July 1st, 2016
Time to face up to Brexit
They say a week is a long time in politics – and it’s certainly been a long week in business.
It began for most of us with disbelief at the referendum result. It seems that however we voted, most people were surprised by the outcome – not least the politicians.
We’ve since had time to reflect. We’ve had lots of discussions with our clients, who are mainly business owners, as well as colleagues and friends. Initial shock has given way to resolve that we have to get on with it and adjust quickly to the new environment. As business leaders, we need to lead. Many people are concerned about a repeat of the financial crisis in 2008, but the feeling is that banks and businesses are stronger this time around. The worst thing we can do is talk ourselves into another recession.
While the politicians argue among themselves about how to go about exiting the EU, we must get on with running and growing our businesses.
So what should we do?
- Be realistic, and remain positive – we learned in the recession that fear and uncertainty can escalate into panic. What we need now is calm and rationality.
- Be brave and bold – we are on our own now. Our economy needs our businesses to be strong, to lead us into whatever the future holds
- Invest in our teams and businesses. Now is not the time to put growth plans on hold. We need to be the best we can be.
No-one knows how Britain’s exit will play out or how long it will take, but what we do know is that it’s as imperative to market your product or service now as it ever was. Indeed, there may even be new opportunities to define your place in the world. If that means demonstrating more efficiency and effectiveness of spend, more business acumen and a reallocation of budgets here and there, so be it – we are getting pretty good at that.
So here are our top tips on how to handle the new Brexit world:
1. Don’t bury your head in the sand. It’s time to get out there and get busy.
2. Talk to your customers. Really listen to what they’re saying. Is there something you can provide that would help them? Keep a close eye on what is happening – how are clients thinking, feeling and behaving?
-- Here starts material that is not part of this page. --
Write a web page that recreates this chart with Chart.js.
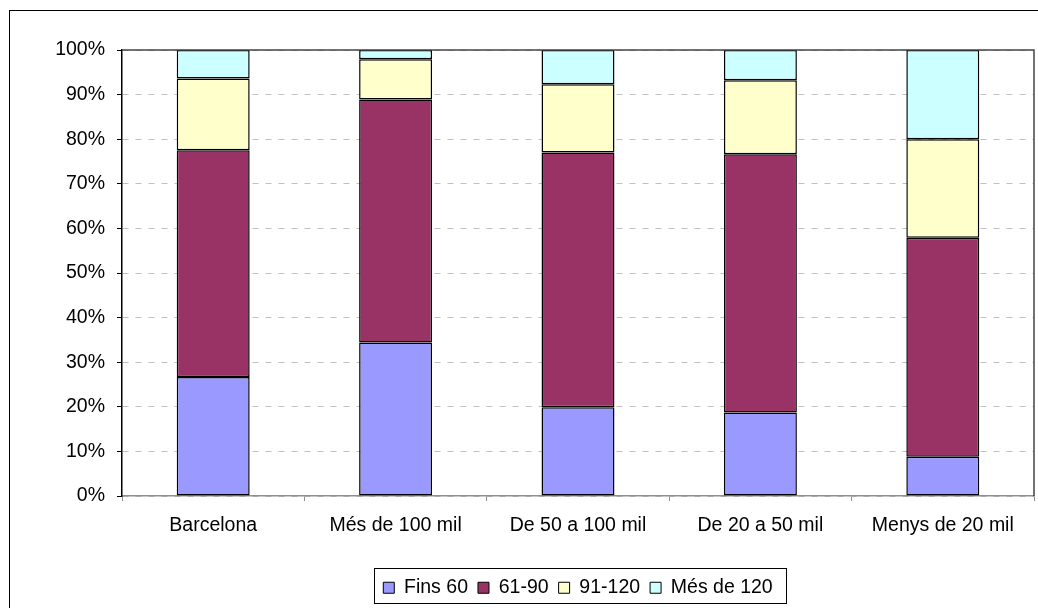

Remember how Lidl and Aldi flourished in the recession.
3. Talk to your team and your suppliers. Look for new ideas. Now is the time for collaboration and teamwork.
4. Keep an eye on the competition. What are they up to? How can you be better?
5. Be careful with budgets – but don’t stop spending. Instead be strategic about how you spend your money and work out how to maximise your ROI. Businesses in the recession who continued to spend on marketing recovered much more quickly than those that didn’t.
6. Build your brand. What does it mean to your staff and customers? Look inwards and outwards – how can you make it stronger? Do you need to introduce changes to make your business more attractive and relevant in the new era?
7. Be creative. Think outside the box and make things happen. Look for new opportunities.
8. Embrace technology. Be smart with how you use the platforms available. Use social media to engage directly with customers. Keep your website updated and active. It’s good for SEO and will reassure potential customers that you are forging ahead. Start a blog!
Many of these actions are part of business as usual – and that’s precisely the point. They will create a strong foundation for growth whatever happens in the wider world. Things will eventually settle down, and when they do, Britain will need strong businesses to lead it confidently into the post-Brexit world.